• PROMPT:
Extract the text of every entry below exactly; leave images out.

○ ○ ○ ○

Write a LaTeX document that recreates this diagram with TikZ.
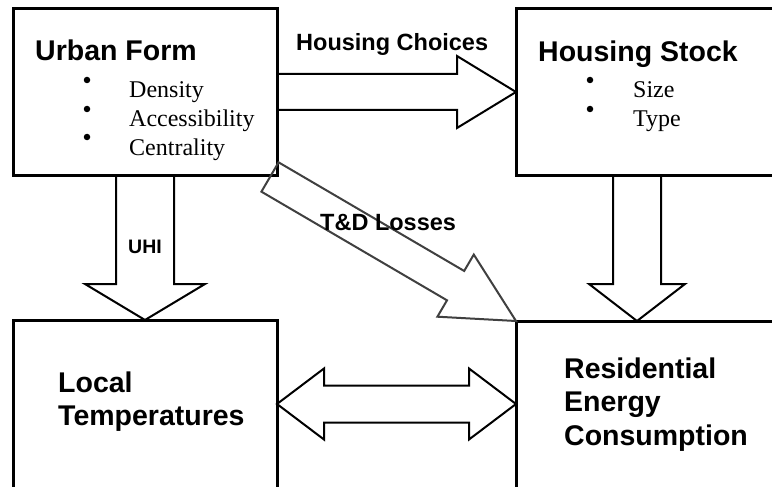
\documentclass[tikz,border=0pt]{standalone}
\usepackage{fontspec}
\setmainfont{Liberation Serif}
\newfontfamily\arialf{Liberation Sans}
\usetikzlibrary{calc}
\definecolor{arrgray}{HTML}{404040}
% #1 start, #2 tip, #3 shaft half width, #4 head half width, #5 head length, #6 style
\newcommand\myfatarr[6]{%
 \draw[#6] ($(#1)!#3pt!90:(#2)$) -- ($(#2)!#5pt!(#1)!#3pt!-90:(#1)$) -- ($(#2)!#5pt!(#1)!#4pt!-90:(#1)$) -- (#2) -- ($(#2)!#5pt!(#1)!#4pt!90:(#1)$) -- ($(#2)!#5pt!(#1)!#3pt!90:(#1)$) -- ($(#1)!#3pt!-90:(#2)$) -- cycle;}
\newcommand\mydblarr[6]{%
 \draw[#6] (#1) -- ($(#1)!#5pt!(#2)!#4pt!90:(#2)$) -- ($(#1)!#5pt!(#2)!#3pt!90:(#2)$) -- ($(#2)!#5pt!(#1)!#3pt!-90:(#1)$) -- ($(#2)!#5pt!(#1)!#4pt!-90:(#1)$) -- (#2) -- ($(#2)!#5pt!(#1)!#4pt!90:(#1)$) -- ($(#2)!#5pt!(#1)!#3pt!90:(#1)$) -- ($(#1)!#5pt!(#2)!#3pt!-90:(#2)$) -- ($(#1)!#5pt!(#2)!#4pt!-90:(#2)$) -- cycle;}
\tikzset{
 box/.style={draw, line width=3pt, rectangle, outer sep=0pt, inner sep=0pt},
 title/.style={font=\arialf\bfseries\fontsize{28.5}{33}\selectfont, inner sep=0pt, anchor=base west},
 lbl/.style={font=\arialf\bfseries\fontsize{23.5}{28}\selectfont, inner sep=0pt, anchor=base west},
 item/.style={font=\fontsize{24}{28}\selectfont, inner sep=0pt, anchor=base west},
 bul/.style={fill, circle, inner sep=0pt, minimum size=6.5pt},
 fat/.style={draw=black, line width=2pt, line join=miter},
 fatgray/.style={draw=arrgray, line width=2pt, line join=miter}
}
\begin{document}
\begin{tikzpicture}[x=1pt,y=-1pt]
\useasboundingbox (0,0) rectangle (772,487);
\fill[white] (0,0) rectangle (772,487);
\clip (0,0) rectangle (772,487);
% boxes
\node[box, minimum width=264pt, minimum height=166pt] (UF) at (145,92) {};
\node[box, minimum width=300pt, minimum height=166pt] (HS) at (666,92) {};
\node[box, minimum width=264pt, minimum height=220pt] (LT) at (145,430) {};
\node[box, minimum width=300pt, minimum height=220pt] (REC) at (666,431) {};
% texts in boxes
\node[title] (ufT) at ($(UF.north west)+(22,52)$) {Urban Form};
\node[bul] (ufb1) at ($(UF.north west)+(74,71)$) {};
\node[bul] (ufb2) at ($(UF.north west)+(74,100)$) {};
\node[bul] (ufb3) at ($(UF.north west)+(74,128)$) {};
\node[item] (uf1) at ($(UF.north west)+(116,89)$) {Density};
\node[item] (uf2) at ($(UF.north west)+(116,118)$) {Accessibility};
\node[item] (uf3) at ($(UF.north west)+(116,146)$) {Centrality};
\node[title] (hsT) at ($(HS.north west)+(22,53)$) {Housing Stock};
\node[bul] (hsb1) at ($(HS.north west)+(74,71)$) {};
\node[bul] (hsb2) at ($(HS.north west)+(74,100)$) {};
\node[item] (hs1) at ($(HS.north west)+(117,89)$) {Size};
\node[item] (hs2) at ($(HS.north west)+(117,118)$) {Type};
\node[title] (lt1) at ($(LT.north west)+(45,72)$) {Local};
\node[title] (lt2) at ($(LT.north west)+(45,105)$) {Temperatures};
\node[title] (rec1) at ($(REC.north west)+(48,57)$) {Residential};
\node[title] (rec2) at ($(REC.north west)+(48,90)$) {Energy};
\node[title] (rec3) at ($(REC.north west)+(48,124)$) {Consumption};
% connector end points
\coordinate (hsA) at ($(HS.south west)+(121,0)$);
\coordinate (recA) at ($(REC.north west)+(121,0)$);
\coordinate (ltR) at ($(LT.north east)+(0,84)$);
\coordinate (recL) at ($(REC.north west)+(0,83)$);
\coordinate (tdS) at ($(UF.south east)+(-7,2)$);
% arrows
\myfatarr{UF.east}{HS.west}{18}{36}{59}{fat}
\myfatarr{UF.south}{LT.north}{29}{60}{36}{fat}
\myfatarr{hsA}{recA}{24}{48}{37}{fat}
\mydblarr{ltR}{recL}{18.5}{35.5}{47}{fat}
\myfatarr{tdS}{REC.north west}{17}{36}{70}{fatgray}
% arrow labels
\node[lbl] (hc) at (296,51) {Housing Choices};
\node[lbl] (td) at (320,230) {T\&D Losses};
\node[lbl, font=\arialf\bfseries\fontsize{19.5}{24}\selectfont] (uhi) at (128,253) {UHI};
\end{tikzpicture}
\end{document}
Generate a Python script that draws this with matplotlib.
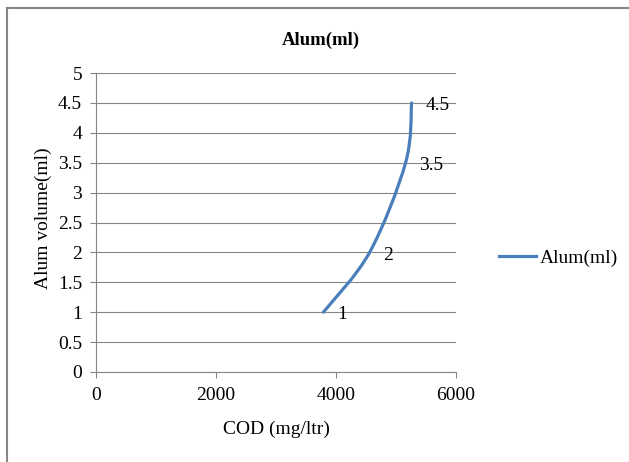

○ ○ ○ ○

• ANSWER FOR THIS EXERCISE:
Write a LaTeX document that recreates this diagram with TikZ.
\documentclass[tikz,border=0pt]{standalone}
\usepackage{fontspec}
\setmainfont{Liberation Serif}
\newfontfamily\arialf{Liberation Sans}
\usetikzlibrary{calc}
\definecolor{arrgray}{HTML}{404040}
% #1 start, #2 tip, #3 shaft half width, #4 head half width, #5 head length, #6 style
\newcommand\myfatarr[6]{%
 \draw[#6] ($(#1)!#3pt!90:(#2)$) -- ($(#2)!#5pt!(#1)!#3pt!-90:(#1)$) -- ($(#2)!#5pt!(#1)!#4pt!-90:(#1)$) -- (#2) -- ($(#2)!#5pt!(#1)!#4pt!90:(#1)$) -- ($(#2)!#5pt!(#1)!#3pt!90:(#1)$) -- ($(#1)!#3pt!-90:(#2)$) -- cycle;}
\newcommand\mydblarr[6]{%
 \draw[#6] (#1) -- ($(#1)!#5pt!(#2)!#4pt!90:(#2)$) -- ($(#1)!#5pt!(#2)!#3pt!90:(#2)$) -- ($(#2)!#5pt!(#1)!#3pt!-90:(#1)$) -- ($(#2)!#5pt!(#1)!#4pt!-90:(#1)$) -- (#2) -- ($(#2)!#5pt!(#1)!#4pt!90:(#1)$) -- ($(#2)!#5pt!(#1)!#3pt!90:(#1)$) -- ($(#1)!#5pt!(#2)!#3pt!-90:(#2)$) -- ($(#1)!#5pt!(#2)!#4pt!-90:(#2)$) -- cycle;}
\tikzset{
 box/.style={draw, line width=3pt, rectangle, outer sep=0pt, inner sep=0pt},
 title/.style={font=\arialf\bfseries\fontsize{28.5}{33}\selectfont, inner sep=0pt, anchor=base west},
 lbl/.style={font=\arialf\bfseries\fontsize{23.5}{28}\selectfont, inner sep=0pt, anchor=base west},
 item/.style={font=\fontsize{24}{28}\selectfont, inner sep=0pt, anchor=base west},
 bul/.style={fill, circle, inner sep=0pt, minimum size=6.5pt},
 fat/.style={draw=black, line width=2pt, line join=miter},
 fatgray/.style={draw=arrgray, line width=2pt, line join=miter}
}
\begin{document}
\begin{tikzpicture}[x=1pt,y=-1pt]
\useasboundingbox (0,0) rectangle (772,487);
\fill[white] (0,0) rectangle (772,487);
\clip (0,0) rectangle (772,487);
% boxes
\node[box, minimum width=264pt, minimum height=166pt] (UF) at (145,92) {};
\node[box, minimum width=300pt, minimum height=166pt] (HS) at (666,92) {};
\node[box, minimum width=264pt, minimum height=220pt] (LT) at (145,430) {};
\node[box, minimum width=300pt, minimum height=220pt] (REC) at (666,431) {};
% texts in boxes
\node[title] (ufT) at ($(UF.north west)+(22,52)$) {Urban Form};
\node[bul] (ufb1) at ($(UF.north west)+(74,71)$) {};
\node[bul] (ufb2) at ($(UF.north west)+(74,100)$) {};
\node[bul] (ufb3) at ($(UF.north west)+(74,128)$) {};
\node[item] (uf1) at ($(UF.north west)+(116,89)$) {Density};
\node[item] (uf2) at ($(UF.north west)+(116,118)$) {Accessibility};
\node[item] (uf3) at ($(UF.north west)+(116,146)$) {Centrality};
\node[title] (hsT) at ($(HS.north west)+(22,53)$) {Housing Stock};
\node[bul] (hsb1) at ($(HS.north west)+(74,71)$) {};
\node[bul] (hsb2) at ($(HS.north west)+(74,100)$) {};
\node[item] (hs1) at ($(HS.north west)+(117,89)$) {Size};
\node[item] (hs2) at ($(HS.north west)+(117,118)$) {Type};
\node[title] (lt1) at ($(LT.north west)+(45,72)$) {Local};
\node[title] (lt2) at ($(LT.north west)+(45,105)$) {Temperatures};
\node[title] (rec1) at ($(REC.north west)+(48,57)$) {Residential};
\node[title] (rec2) at ($(REC.north west)+(48,90)$) {Energy};
\node[title] (rec3) at ($(REC.north west)+(48,124)$) {Consumption};
% connector end points
\coordinate (hsA) at ($(HS.south west)+(121,0)$);
\coordinate (recA) at ($(REC.north west)+(121,0)$);
\coordinate (ltR) at ($(LT.north east)+(0,84)$);
\coordinate (recL) at ($(REC.north west)+(0,83)$);
\coordinate (tdS) at ($(UF.south east)+(-7,2)$);
% arrows
\myfatarr{UF.east}{HS.west}{18}{36}{59}{fat}
\myfatarr{UF.south}{LT.north}{29}{60}{36}{fat}
\myfatarr{hsA}{recA}{24}{48}{37}{fat}
\mydblarr{ltR}{recL}{18.5}{35.5}{47}{fat}
\myfatarr{tdS}{REC.north west}{17}{36}{70}{fatgray}
% arrow labels
\node[lbl] (hc) at (296,51) {Housing Choices};
\node[lbl] (td) at (320,230) {T\&D Losses};
\node[lbl, font=\arialf\bfseries\fontsize{19.5}{24}\selectfont] (uhi) at (128,253) {UHI};
\end{tikzpicture}
\end{document}
Generate a Python script that draws this with matplotlib.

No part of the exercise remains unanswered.